• _STORED DATA_:
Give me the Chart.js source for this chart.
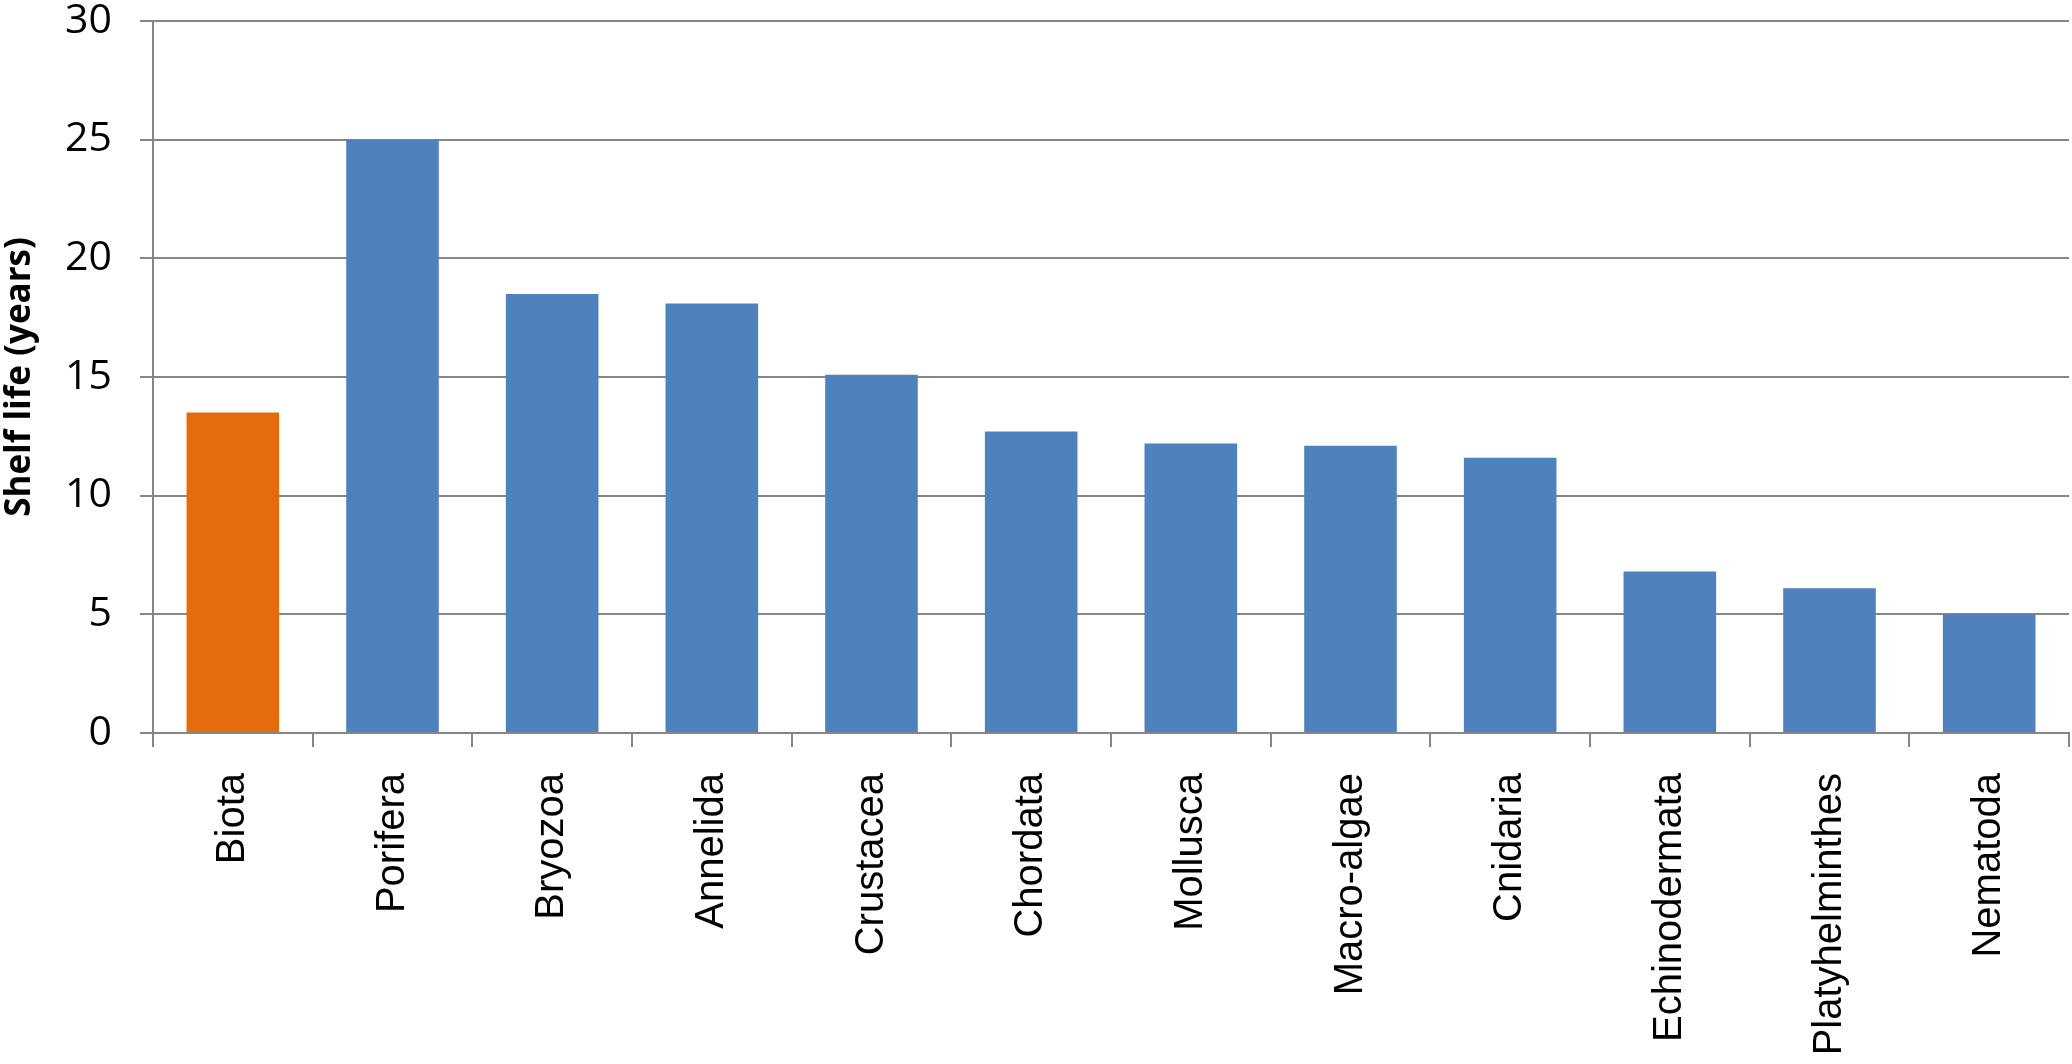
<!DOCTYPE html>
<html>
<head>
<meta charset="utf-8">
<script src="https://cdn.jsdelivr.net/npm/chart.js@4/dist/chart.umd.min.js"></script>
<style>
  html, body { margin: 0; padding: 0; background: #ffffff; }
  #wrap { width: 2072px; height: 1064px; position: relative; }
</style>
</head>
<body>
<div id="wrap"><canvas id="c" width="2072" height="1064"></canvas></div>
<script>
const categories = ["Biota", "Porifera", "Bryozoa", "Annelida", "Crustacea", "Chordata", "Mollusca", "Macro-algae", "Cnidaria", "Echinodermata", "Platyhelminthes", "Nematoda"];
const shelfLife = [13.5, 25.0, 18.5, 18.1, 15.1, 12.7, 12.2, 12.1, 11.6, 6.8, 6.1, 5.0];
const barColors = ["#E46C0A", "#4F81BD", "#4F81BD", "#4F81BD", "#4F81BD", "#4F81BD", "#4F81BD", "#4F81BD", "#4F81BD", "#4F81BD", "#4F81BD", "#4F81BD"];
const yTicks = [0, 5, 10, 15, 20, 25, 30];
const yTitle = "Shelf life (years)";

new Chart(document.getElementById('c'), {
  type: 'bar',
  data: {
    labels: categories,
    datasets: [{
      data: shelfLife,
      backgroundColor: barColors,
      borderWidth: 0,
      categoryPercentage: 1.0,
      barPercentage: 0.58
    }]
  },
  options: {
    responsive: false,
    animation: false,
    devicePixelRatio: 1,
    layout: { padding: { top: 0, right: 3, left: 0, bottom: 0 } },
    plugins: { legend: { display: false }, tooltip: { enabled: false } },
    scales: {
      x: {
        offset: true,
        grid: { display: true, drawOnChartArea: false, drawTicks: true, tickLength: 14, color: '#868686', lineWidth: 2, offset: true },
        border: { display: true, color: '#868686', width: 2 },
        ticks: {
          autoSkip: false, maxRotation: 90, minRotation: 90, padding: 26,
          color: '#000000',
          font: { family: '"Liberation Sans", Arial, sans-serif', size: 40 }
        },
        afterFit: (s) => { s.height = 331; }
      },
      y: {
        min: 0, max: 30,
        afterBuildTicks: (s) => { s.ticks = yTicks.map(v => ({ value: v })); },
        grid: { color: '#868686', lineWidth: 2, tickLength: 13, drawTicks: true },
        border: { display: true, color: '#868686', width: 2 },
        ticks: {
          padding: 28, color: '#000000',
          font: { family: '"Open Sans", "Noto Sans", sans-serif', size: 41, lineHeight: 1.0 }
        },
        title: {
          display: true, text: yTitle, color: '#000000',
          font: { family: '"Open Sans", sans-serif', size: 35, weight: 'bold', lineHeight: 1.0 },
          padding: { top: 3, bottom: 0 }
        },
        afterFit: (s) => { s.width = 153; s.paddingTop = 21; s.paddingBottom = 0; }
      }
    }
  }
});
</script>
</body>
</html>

• _TASK DIRECTIONS_: Write the material out again exactly as it appears, dropping the pictures.

• _SOLUTION_:
Give me the Chart.js source for this chart.
<!DOCTYPE html>
<html>
<head>
<meta charset="utf-8">
<script src="https://cdn.jsdelivr.net/npm/chart.js@4/dist/chart.umd.min.js"></script>
<style>
  html, body { margin: 0; padding: 0; background: #ffffff; }
  #wrap { width: 2072px; height: 1064px; position: relative; }
</style>
</head>
<body>
<div id="wrap"><canvas id="c" width="2072" height="1064"></canvas></div>
<script>
const categories = ["Biota", "Porifera", "Bryozoa", "Annelida", "Crustacea", "Chordata", "Mollusca", "Macro-algae", "Cnidaria", "Echinodermata", "Platyhelminthes", "Nematoda"];
const shelfLife = [13.5, 25.0, 18.5, 18.1, 15.1, 12.7, 12.2, 12.1, 11.6, 6.8, 6.1, 5.0];
const barColors = ["#E46C0A", "#4F81BD", "#4F81BD", "#4F81BD", "#4F81BD", "#4F81BD", "#4F81BD", "#4F81BD", "#4F81BD", "#4F81BD", "#4F81BD", "#4F81BD"];
const yTicks = [0, 5, 10, 15, 20, 25, 30];
const yTitle = "Shelf life (years)";

new Chart(document.getElementById('c'), {
  type: 'bar',
  data: {
    labels: categories,
    datasets: [{
      data: shelfLife,
      backgroundColor: barColors,
      borderWidth: 0,
      categoryPercentage: 1.0,
      barPercentage: 0.58
    }]
  },
  options: {
    responsive: false,
    animation: false,
    devicePixelRatio: 1,
    layout: { padding: { top: 0, right: 3, left: 0, bottom: 0 } },
    plugins: { legend: { display: false }, tooltip: { enabled: false } },
    scales: {
      x: {
        offset: true,
        grid: { display: true, drawOnChartArea: false, drawTicks: true, tickLength: 14, color: '#868686', lineWidth: 2, offset: true },
        border: { display: true, color: '#868686', width: 2 },
        ticks: {
          autoSkip: false, maxRotation: 90, minRotation: 90, padding: 26,
          color: '#000000',
          font: { family: '"Liberation Sans", Arial, sans-serif', size: 40 }
        },
        afterFit: (s) => { s.height = 331; }
      },
      y: {
        min: 0, max: 30,
        afterBuildTicks: (s) => { s.ticks = yTicks.map(v => ({ value: v })); },
        grid: { color: '#868686', lineWidth: 2, tickLength: 13, drawTicks: true },
        border: { display: true, color: '#868686', width: 2 },
        ticks: {
          padding: 28, color: '#000000',
          font: { family: '"Open Sans", "Noto Sans", sans-serif', size: 41, lineHeight: 1.0 }
        },
        title: {
          display: true, text: yTitle, color: '#000000',
          font: { family: '"Open Sans", sans-serif', size: 35, weight: 'bold', lineHeight: 1.0 },
          padding: { top: 3, bottom: 0 }
        },
        afterFit: (s) => { s.width = 153; s.paddingTop = 21; s.paddingBottom = 0; }
      }
    }
  }
});
</script>
</body>
</html>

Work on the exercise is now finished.